The Committee also recommends to the Board that any separate policy-making process begin with a careful review of the legal basis for rights that are proposed to be created or implemented. The September 2001 WIPO Report strongly indicates that the current WIPO recommendations propose to implement “rights” that are not supported by existing law. The Board, in common with other ICANN bodies, has a responsibility to take care that ICANN adhere to its limited mission The Committee urges the Board to ensure that ICANN’s policy development proceed only where there is a solid legal foundation and a full understanding of the limits of existing legal consensus.
We note that a more precise analysis will be necessary for a final assessment of the extent to which an implementation of WIPO's recommendations would indeed be possible without leading to the creation of new international law. We do not provide that analysis in this document, but will focus on a number of remarks on the merits of the individual recommendations.
We would ask in the first instance whether there is any real problem of mis-registration of names of IGOs and Countries, or whether perceived problems can be solved without new ICANN intervention, for example through use of the existing restricted .int TLD and countries' own ccTLDs. Where such a minimally disruptive alternative is available, that should be examined thoroughly before more extensive regulation is proposed.
Names and Acronyms of IGOs
The committee notes that the WIPO Report disparages the .int top-level domain for its internal limitations and because there is a general lack of public awareness of the TLD. Rather than reshaping the rest of the domain name system to solve those deficiencies, the Committee proposes that the .int TLD be re-examined and restructured, if necessary, as a dedicated TLD for IGOs.

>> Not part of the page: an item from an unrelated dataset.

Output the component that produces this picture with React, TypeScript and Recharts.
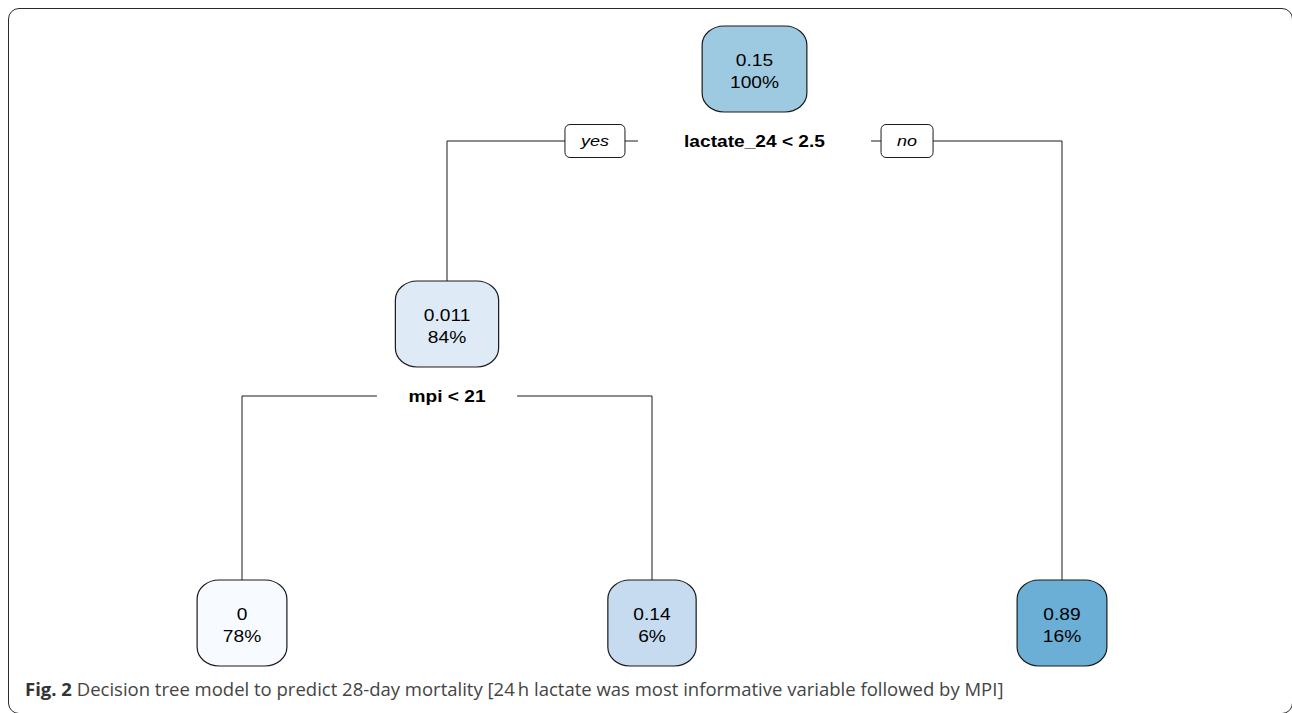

The language proposed by WIPO seems to apply to past and future registrations. The committe notes that, given that most IGOs' acronyms are short, there is a high likelihood that these might in good-faith be used as acronyms for other entities, and may have been registered in good faith. The settled expectations of existing domain name holders should not be upset.
Recommendation 1.A suggests a complaint system based on "registration or use" of a domain name which need to be of a certain "nature" in order to justify a complaint. This wording, and the subjectivity of the determination it entails, bears a considerable risk of extending policy-based dispute resolution mechanisms to areas touching upon the regulation of Internet content. We recommend that such disputes be left to regular courts.
Recommendation 1.B's wording is rather comprehensive — as presented, this recommendation would not be limited to IGOs' names and acronyms as registered according to Paris Convention art. 6ter, but may cover any names and acronyms covered by any international contract. The right to complain would be given to any IGO. This recommendation may be misread as an attempt to use ICANN policies as an instrument for the enforcement of arbitrary international contracts. The Committee suggests that ICANN should seek clarification of this recommendation from WIPO.
The language on country names once again relies upon criteria applied to the "registration or use" of domain names. The same concerns as above apply.
Once again, it seems more appropriate for each country to control its name (and related strings as it chooses) in its unique ccTLD, where the matter can be addressed on a national level according to national law, not to grant it monopoly rights in character strings across all TLDs.
Annex II: Comments received
The ALAC solicited public comments on a draft version of the present advice. A single comment was submitted, by Alexander Svensson. In this comment, Mr. Svensson supports the draft statement, and points out: "ICANN already had to deal with the request by its Governmental Advisory Committee (GAC) to reserve country names under the .INFO top level domain. Interestingly, it seems that only a small group of governments has put the reserved domain names to use."
From: Erick Iriarte Ahon
Sent: Tuesday, May 13, 2003
To: Denise Michel
Subject: WIPO2 comments to ICANN
As a member of the Interim At-Large Advisory Committee, I would like expand upon the "ALAC Comments on WIPO 2" and provide an additional, personal perspective. In considering the recommendations concerning the protection of the names and acronyms of country names in the DNS, communicated to ICANN by the World Intellectual Property Organization (WIPO) on February 21, 2003, I recommend that the Board give careful consideration to ICANN's role in the treatment of country-name strings across top level domains.
Specifically, the use of a country's name (and other character strings it chooses) in multiple languages (at a minimum the six languages used in the United Nations), should be subject to the "first come, first serve" rule. ICANN and/or WIPO should consider the establishment of clear parameters for the use of domain names that are the same [equal] to a country's name.